Sinn Féin was meeting today with a new commission set up to monitor paramilitary activity.
A party spokesman said it would use the meeting with the Independent Monitoring Commission (IMC) to explain its opposition to the body, which he claimed was set up outside the terms of the Belfast Agreement.
Sinn Féin has claimed that the commission, which was formally constituted earlier this month, will be used to exclude republicans and others from democratic politics.

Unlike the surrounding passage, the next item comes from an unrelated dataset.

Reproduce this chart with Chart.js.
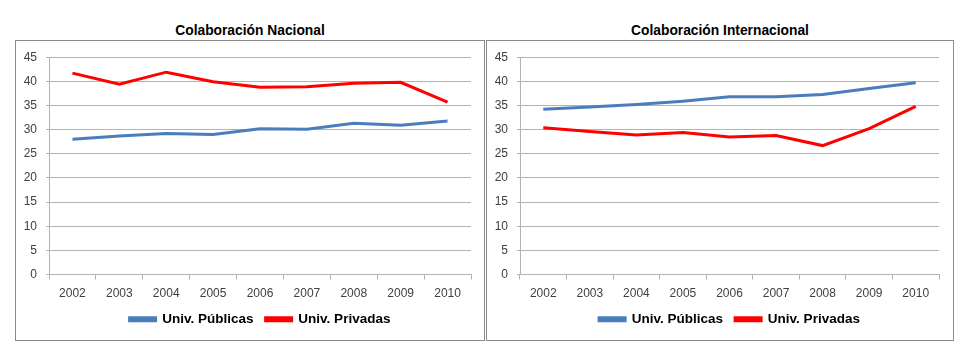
<!DOCTYPE html>
<html>
<head>
<meta charset="utf-8">
<script src="https://cdn.jsdelivr.net/npm/chart.js@4"></script>
<style>
  body { margin: 0; background: #fff; width: 963px; height: 351px; position: relative; font-family: "Liberation Sans", Arial, sans-serif; }
  .titulo { position: absolute; top: 23px; font-weight: bold; font-size: 13.8px; color: #000; text-align: center; }
  .caja { position: absolute; top: 40px; height: 301px; border: 1px solid #8c8c8c; box-sizing: border-box; }
  .caja canvas { position: absolute; left: 0; top: 0; }
</style>
</head>
<body>
<div class="titulo" style="left:16px;width:468px;">Colaboración Nacional</div>
<div class="titulo" style="left:487px;width:466px;">Colaboración Internacional</div>
<div class="caja" style="left:15px;width:470px;"><canvas id="chartNacional"></canvas></div>
<div class="caja" style="left:486px;width:468px;"><canvas id="chartInternacional"></canvas></div>
<script>
// datos
const years = ['2002', '2003', '2004', '2005', '2006', '2007', '2008', '2009', '2010'];
const nacionalPublicas = [28.0, 28.7, 29.2, 29.0, 30.2, 30.1, 31.3, 30.9, 31.8];
const nacionalPrivadas = [41.7, 39.4, 41.9, 39.9, 38.8, 38.9, 39.6, 39.8, 35.7];
const internacionalPublicas = [34.2, 34.7, 35.2, 35.9, 36.8, 36.8, 37.3, 38.5, 39.7];
const internacionalPrivadas = [30.4, 29.6, 28.9, 29.4, 28.5, 28.8, 26.7, 30.2, 34.8];
const yTicks = [0, 5, 10, 15, 20, 25, 30, 35, 40, 45];

const BLUE = '#4a7ebb';
const RED = '#ff0000';
const GRID = '#b3b3b3';

// centra la leyenda bajo el área del gráfico (no bajo todo el canvas)
const centerLegend = {
    id: 'centerLegend',
    afterLayout(chart) {
        const lg = chart.legend;
        if (!lg) return;
        const shift = (chart.chartArea.left + chart.chartArea.right) / 2 - (lg.left + lg.right) / 2;
        lg.left += shift;
        lg.right += shift;
    }
};

function makeChart(id, width, publicas, privadas, padRight) {
    const canvas = document.getElementById(id);
    canvas.width = width;
    canvas.height = 299;
    canvas.style.width = width + 'px';
    canvas.style.height = '299px';
    return new Chart(canvas.getContext('2d'), {
        type: 'line',
        data: {
            labels: years,
            datasets: [
                { label: 'Univ. Públicas', data: publicas, borderColor: BLUE, backgroundColor: BLUE, borderWidth: 3, pointRadius: 0, tension: 0 },
                { label: 'Univ. Privadas', data: privadas, borderColor: RED, backgroundColor: RED, borderWidth: 3, pointRadius: 0, tension: 0 }
            ]
        },
        plugins: [centerLegend],
        options: {
            responsive: false,
            animation: false,
            layout: { padding: { left: 0, right: padRight, top: 15, bottom: 4 } },
            plugins: {
                legend: {
                    position: 'bottom',
                    labels: {
                        boxWidth: 26,
                        boxHeight: 3,
                        padding: 12,
                        color: '#000',
                        font: { family: 'Liberation Sans', size: 13.5, weight: 'bold' }
                    }
                },
                tooltip: { enabled: false }
            },
            scales: {
                x: {
                    offset: true,
                    afterFit: (scale) => { scale.height = 26; },
                    grid: { display: true, drawOnChartArea: false, offset: true, tickLength: 5, color: GRID },
                    border: { color: GRID },
                    ticks: { color: '#404040', padding: 7, font: { family: 'Liberation Sans', size: 12 } }
                },
                y: {
                    min: 0,
                    max: 45,
                    afterBuildTicks: (scale) => { scale.ticks = yTicks.map(v => ({ value: v })); },
                    afterFit: (scale) => { scale.width = 33; },
                    grid: { color: GRID, tickLength: 3 },
                    border: { color: GRID },
                    ticks: { color: '#404040', padding: 9, font: { family: 'Liberation Sans', size: 12 } }
                }
            }
        }
    });
}

makeChart('chartNacional', 468, nacionalPublicas, nacionalPrivadas, 13);
makeChart('chartInternacional', 466, internacionalPublicas, internacionalPrivadas, 14);
</script>
</body>
</html>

The IMC has a key role in determining whether the IRA and other paramilitaries have ceased activity mentioned in paragraph 13 of the Hillsborough Joint Declaration as "punishment" attacks, exiling, weapons procurement, targeting and intelligence gathering.
The IMC was criticised last week by senior Sinn Féin member Mr Alex Maskey. He was part of today's delegation, which also included Sinn Féin Assembly Group leader Mr Conor Murphy.
A spokesman said: "We will put very politely to the commission today why we are opposed to it and will not work with it."
The commission is also due to meet Northern Ireland's largest party after last November's Assembly election, the Rev Ian Paisley's Democratic Unionists.
The commission's members are former Northern Ireland Speaker Lord Alderdice; retired Irish civil servant Mr Joe Brosnan; Mr John Grieve who headed Metropolitan Police's anti-terrorist unit; and Mr Richard Kerr, a former deputy director of the CIA in the United States.